>> START DATA LINES

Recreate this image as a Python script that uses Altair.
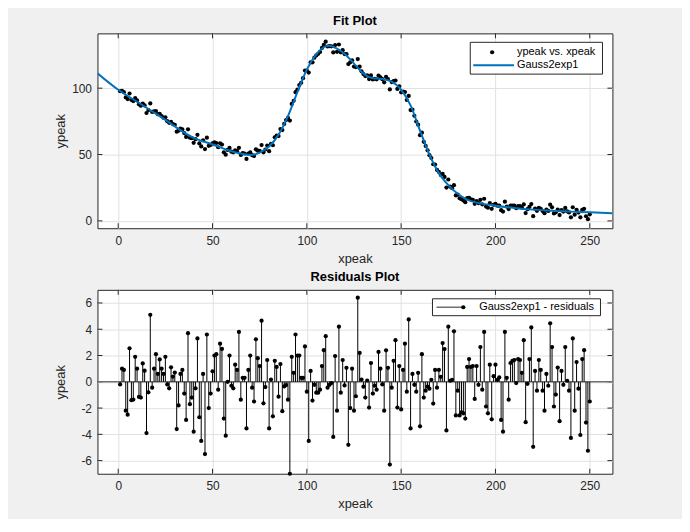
import altair as alt
import pandas as pd

# ---------------- data ----------------
xpeak = list(range(1, 251))
ypeak = [
    97.7, 98.0, 97.0, 93.0, 91.8, 96.0, 91.1, 90.3, 92.6, 90.8,
    87.8, 86.8, 88.4, 87.0, 81.3, 83.5, 88.5, 82.1, 82.6, 82.8,
    80.4, 80.6, 79.0, 77.7, 78.1, 75.1, 73.9, 74.6, 73.0, 72.4,
    67.2, 68.0, 69.5, 68.9, 66.2, 63.3, 69.0, 62.7, 62.3, 58.8,
    61.6, 64.9, 58.4, 56.1, 60.7, 54.1, 62.7, 56.6, 57.2, 58.4,
    59.1, 58.7, 55.5, 58.5, 57.5, 51.7, 49.9, 53.5, 55.0, 52.2,
    51.7, 53.2, 52.5, 55.1, 49.7, 51.1, 50.8, 46.7, 50.8, 51.6,
    49.5, 48.9, 53.9, 52.9, 52.7, 57.1, 51.7, 53.8, 56.8, 52.5,
    58.0, 57.0, 63.0, 64.3, 63.9, 69.2, 68.4, 73.1, 76.0, 77.6,
    75.6, 88.1, 90.5, 97.0, 99.0, 102.4, 104.1, 107.5, 113.3, 113.3,
    111.8, 119.4, 119.5, 123.0, 124.7, 125.9, 127.3, 130.3, 132.7, 135.0,
    131.4, 131.7, 131.5, 126.9, 132.5, 127.4, 132.9, 127.0, 128.6, 125.7,
    125.6, 118.2, 119.5, 121.0, 116.3, 115.9, 121.9, 116.2, 112.7, 110.6,
    109.1, 109.7, 106.9, 109.6, 106.6, 107.1, 106.7, 109.5, 108.1, 106.8,
    104.4, 108.6, 106.9, 99.1, 104.6, 105.4, 105.8, 99.4, 101.4, 96.9,
    97.5, 97.1, 91.1, 94.2, 83.5, 83.8, 79.2, 74.9, 72.5, 64.6,
    66.5, 59.6, 56.5, 53.2, 49.5, 47.4, 42.7, 42.5, 38.4, 36.9,
    34.6, 35.4, 33.1, 25.1, 31.2, 25.8, 24.6, 26.9, 19.2, 19.8,
    17.0, 16.4, 15.4, 14.1, 17.1, 17.3, 16.2, 15.9, 12.9, 15.0,
    13.4, 15.9, 12.5, 16.7, 10.8, 10.0, 13.5, 9.1, 12.1, 12.8,
    11.5, 11.5, 8.1, 7.0, 14.5, 10.8, 8.9, 11.5, 11.6, 11.5,
    9.6, 11.2, 11.1, 10.0, 12.4, 5.9, 8.8, 10.5, 12.7, 3.6,
    9.2, 7.6, 9.9, 9.0, 7.4, 5.8, 8.5, 7.5, 12.2, 10.2,
    5.6, 6.5, 8.5, 4.4, 8.1, 7.0, 9.8, 7.2, 6.4, 2.7,
    10.3, 4.7, 8.4, 6.3, 2.7, 8.4, 9.1, 3.5, 1.3, 5.0,
]
resid = [
    -0.2, 1.0, 0.9, -2.2, -2.5, 2.55, -1.4, -1.35, 1.9, 1.0,
    -1.15, -1.2, 1.4, 0.85, -3.9, -0.8, 5.1, -0.45, 1.0, 2.1,
    0.6, 1.7, 1.0, 0.6, 1.9, -0.2, -0.5, 1.1, 0.4, 0.7,
    -3.6, -1.8, 0.6, 0.9, -0.9, -2.9, 3.7, -1.7, -1.2, -3.8,
    -0.5, 3.3, -2.7, -4.5, 0.6, -5.5, 3.6, -2.0, -0.9, 0.8,
    2.0, 2.1, -0.6, 2.9, 2.5, -2.8, -4.1, 0.0, 2.0, -0.3,
    -0.5, 1.3, 0.9, 3.8, -1.36, 0.3, 0.3, -3.55, 0.9, 2.0,
    -0.45, -1.5, 3.24, 1.8, 1.2, 4.65, -1.64, -0.4, 1.66, -3.55,
    0.17, -2.63, 1.6, 1.13, -1.13, 1.35, -2.24, -0.35, -0.25, -1.36,
    -7.0, 1.9, 0.68, 3.6, 2.0, 2.0, 0.3, 0.3, 2.69, -0.75,
    -4.5, 0.83, -1.43, -0.23, -0.83, -0.83, -0.6, 1.2, 2.41, 3.47,
    -0.45, -0.23, -0.1, -4.2, 1.96, -2.2, 4.2, -0.83, 1.66, -0.28,
    1.06, -4.8, -2.0, 1.0, -2.2, -1.1, 6.4, 2.2, 0.17, -0.37,
    -1.2, 0.1, -1.96, 1.43, -0.9, -0.3, -0.6, 2.27, 1.0, -0.2,
    -2.2, 2.4, 1.06, -6.3, -0.45, 1.6, 3.17, -1.96, 1.2, -2.1,
    0.9, 2.9, -0.75, 4.75, -3.55, 0.6, -0.23, -0.75, 0.68, -3.39,
    2.1, -1.2, -0.68, -0.37, -0.52, 0.15, -1.66, 0.9, -0.45, 0.9,
    0.38, 2.95, 2.49, -3.7, 4.2, 0.08, 0.15, 3.84, -2.56, -0.68,
    -2.56, -2.33, -2.4, -2.8, 1.13, 1.73, 1.13, 1.2, -1.3, 1.2,
    -0.23, 2.64, -0.6, 3.8, -1.88, -2.4, 1.3, -2.86, 0.43, 1.3,
    0.15, 0.33, -2.9, -3.8, 3.8, 0.3, -1.36, 1.43, 1.6, 1.66,
    -0.1, 1.73, 1.66, 0.68, 3.17, -3.07, -0.15, 1.73, 4.14, -4.95,
    0.83, -0.68, 1.66, 0.9, -0.68, -2.2, 0.6, -0.3, 4.45, 2.64,
    -1.88, -0.97, 1.08, -3.0, 0.83, -0.23, 2.64, 0.08, -0.68, -4.27,
    3.3, -2.2, 1.5, -0.52, -4.05, 1.73, 2.41, -3.1, -5.25, -1.5,
]
fit_x = [-11, 0, 10, 23, 40, 50, 60, 65, 70, 75, 80, 85, 90, 95, 100, 105, 110,
         112, 115, 120, 125, 130, 135, 140, 145, 150, 155, 160, 165, 170, 175,
         180, 185, 190, 200, 210, 220, 230, 240, 250, 262]
fit_y = [111.2, 98.8, 89.8, 78.0, 62.6, 57.6, 52.5, 50.8, 49.6, 51.5, 56.0, 65.0,
         79.0, 97.0, 114.0, 125.5, 131.5, 131.9, 130.5, 126.0, 118.5, 111.0,
         107.5, 107.0, 105.0, 99.0, 87.0, 68.0, 50.0, 36.0, 27.0, 20.5, 16.0,
         13.8, 11.5, 9.8, 8.5, 7.6, 7.0, 6.5, 5.7]
x_ticks = [0, 50, 100, 150, 200, 250]
y_ticks_fit = [0, 50, 100]
y_ticks_res = [-6, -4, -2, 0, 2, 4, 6]
legend_fit = ["ypeak vs. xpeak", "Gauss2exp1"]
legend_res = ["Gauss2exp1 - residuals"]

# ---------------- style ----------------
W, H1, H2 = 518, 196, 185
FONT = "Liberation Sans"
AX = "#262626"
BLUE = "#0072BD"
TICK = 5
DOT = 18

df = pd.DataFrame({"xpeak": xpeak, "ypeak": ypeak, "resid": resid})
fit_df = pd.DataFrame({"xpeak": fit_x, "ypeak": fit_y})
xt_df = pd.DataFrame({"v": x_ticks})
yt1_df = pd.DataFrame({"v": y_ticks_fit})
yt2_df = pd.DataFrame({"v": y_ticks_res})
zero_df = pd.DataFrame({"z": [0]})

xs = alt.Scale(domain=[-11, 262], nice=False, zero=False)
ys1 = alt.Scale(domain=[-5.5, 141.3], nice=False, zero=False)
ys2 = alt.Scale(domain=[-7, 7], nice=False, zero=False)


def xaxis():
    return alt.Axis(values=x_ticks, title="xpeak", ticks=False, domain=False,
                    labelPadding=7, titlePadding=6, labelExpr="datum.value + ''")


def yaxis(vals):
    return alt.Axis(values=vals, title="ypeak", ticks=False, domain=False,
                    labelPadding=6, titlePadding=5, minExtent=25, maxExtent=25,
                    labelExpr="datum.value + ''")


X = lambda f: alt.X(f, scale=xs, axis=xaxis())
Y1 = lambda f: alt.Y(f, scale=ys1, axis=yaxis(y_ticks_fit))
Y2 = lambda f: alt.Y(f, scale=ys2, axis=yaxis(y_ticks_res))


def inner_ticks(ydf, yscale_fn, H):
    bx = alt.Chart(xt_df).mark_rule(color=AX, strokeWidth=1).encode(
        x=X("v:Q"), y=alt.value(H), y2=alt.value(H - TICK))
    tx = alt.Chart(xt_df).mark_rule(color=AX, strokeWidth=1).encode(
        x=X("v:Q"), y=alt.value(0), y2=alt.value(TICK))
    ly = alt.Chart(ydf).mark_rule(color=AX, strokeWidth=1).encode(
        y=yscale_fn("v:Q"), x=alt.value(0), x2=alt.value(TICK))
    ry = alt.Chart(ydf).mark_rule(color=AX, strokeWidth=1).encode(
        y=yscale_fn("v:Q"), x=alt.value(W - TICK), x2=alt.value(W))
    return [bx, tx, ly, ry]


one = alt.Data(values=[{"a": 1}])

# ---------------- fit plot ----------------
pts = alt.Chart(df).mark_circle(size=DOT, color="black", opacity=1).encode(
    x=X("xpeak:Q"), y=Y1("ypeak:Q"))
fit_line = alt.Chart(fit_df).mark_line(color=BLUE, strokeWidth=2,
                                       interpolate="monotone", clip=True).encode(
    x=X("xpeak:Q"), y=Y1("ypeak:Q"))

lg1_box = alt.Chart(one).mark_rect(fill="white", stroke=AX, strokeWidth=1).encode(
    x=alt.value(375), x2=alt.value(508), y=alt.value(9), y2=alt.value(41))
lg1_dot = alt.Chart(one).mark_circle(size=DOT, color="black", opacity=1).encode(
    x=alt.value(397), y=alt.value(19))
lg1_line = alt.Chart(one).mark_rule(color=BLUE, strokeWidth=2).encode(
    x=alt.value(378), x2=alt.value(419), y=alt.value(32))
lg1_txt = alt.Chart(alt.Data(values=[{"t": legend_fit[0], "yy": 19},
                                     {"t": legend_fit[1], "yy": 32}])).mark_text(
    align="left", baseline="middle", font=FONT, fontSize=11, color="black").encode(
    x=alt.value(422), y=alt.Y("yy:Q", scale=None), text="t:N")

top = alt.layer(
    *inner_ticks(yt1_df, Y1, H1), pts, fit_line,
    lg1_box, lg1_dot, lg1_line, lg1_txt
).properties(
    width=W, height=H1,
    title=alt.TitleParams("Fit Plot", font=FONT, fontSize=13, fontWeight="bold",
                          color="black", offset=5, anchor="middle"))

# ---------------- residual plot ----------------
zero = alt.Chart(zero_df).mark_rule(color="#707070", strokeWidth=1.5).encode(
    y=Y2("z:Q"))
stems = alt.Chart(df).mark_rule(color="black", strokeWidth=1).encode(
    x=X("xpeak:Q"), y=Y2("resid:Q"), y2=alt.datum(0))
rdots = alt.Chart(df).mark_circle(size=DOT, color="black", opacity=1).encode(
    x=X("xpeak:Q"), y=Y2("resid:Q"))

lg2_box = alt.Chart(one).mark_rect(fill="white", stroke=AX, strokeWidth=1).encode(
    x=alt.value(337), x2=alt.value(506), y=alt.value(9), y2=alt.value(26))
lg2_line = alt.Chart(one).mark_rule(color="#707070", strokeWidth=1.5).encode(
    x=alt.value(341), x2=alt.value(368), y=alt.value(17.5))
lg2_dot = alt.Chart(one).mark_circle(size=DOT, color="black", opacity=1).encode(
    x=alt.value(368), y=alt.value(17.5))
lg2_txt = alt.Chart(alt.Data(values=[{"t": legend_res[0]}])).mark_text(
    align="left", baseline="middle", font=FONT, fontSize=11, color="black").encode(
    x=alt.value(384), y=alt.value(17.5), text="t:N")

bottom = alt.layer(
    *inner_ticks(yt2_df, Y2, H2), zero, stems, rdots,
    lg2_box, lg2_line, lg2_dot, lg2_txt
).properties(
    width=W, height=H2,
    title=alt.TitleParams("Residuals Plot", font=FONT, fontSize=13,
                          fontWeight="bold", color="black", offset=5,
                          anchor="middle"))

chart = alt.vconcat(top, bottom, spacing=5).properties(
    padding={"left": 46, "top": 5, "right": 68, "bottom": 6}
).configure(background="#f0f0f0").configure_view(
    fill="white", stroke=AX, strokeWidth=1
).configure_axis(
    labelFont=FONT, labelFontSize=12, labelColor=AX,
    titleFont=FONT, titleFontSize=13, titleColor=AX, titleFontWeight="normal",
    grid=True, gridColor="#e1e1e1", gridWidth=1
)

chart.save("out.html", embed_options={"renderer": "svg", "actions": False})
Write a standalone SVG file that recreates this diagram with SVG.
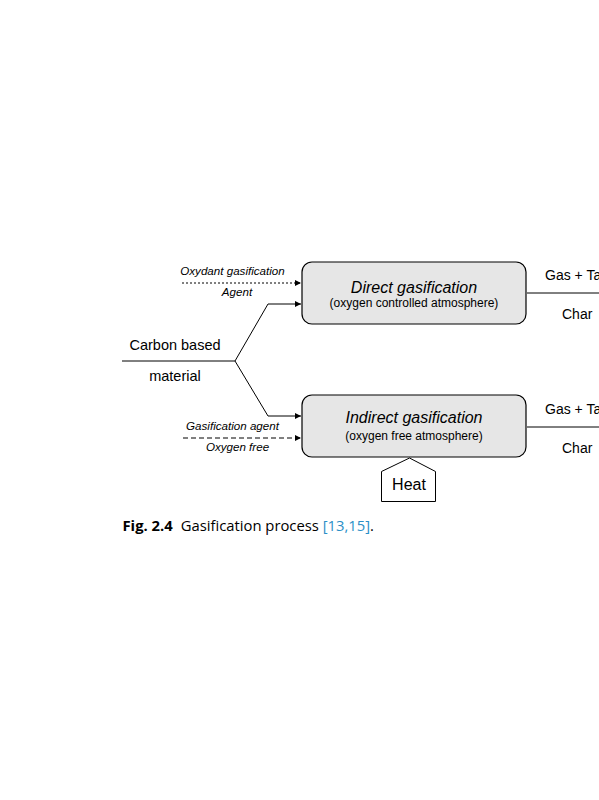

>> END DATA LINES

§ **THE TASK**:
Copy nothing but the lines from the first one in the listing through the line with "import pandas as pd", and omit the pictures.

§ **RESULT**:
Recreate this image as a Python script that uses Altair.
import altair as alt
import pandas as pd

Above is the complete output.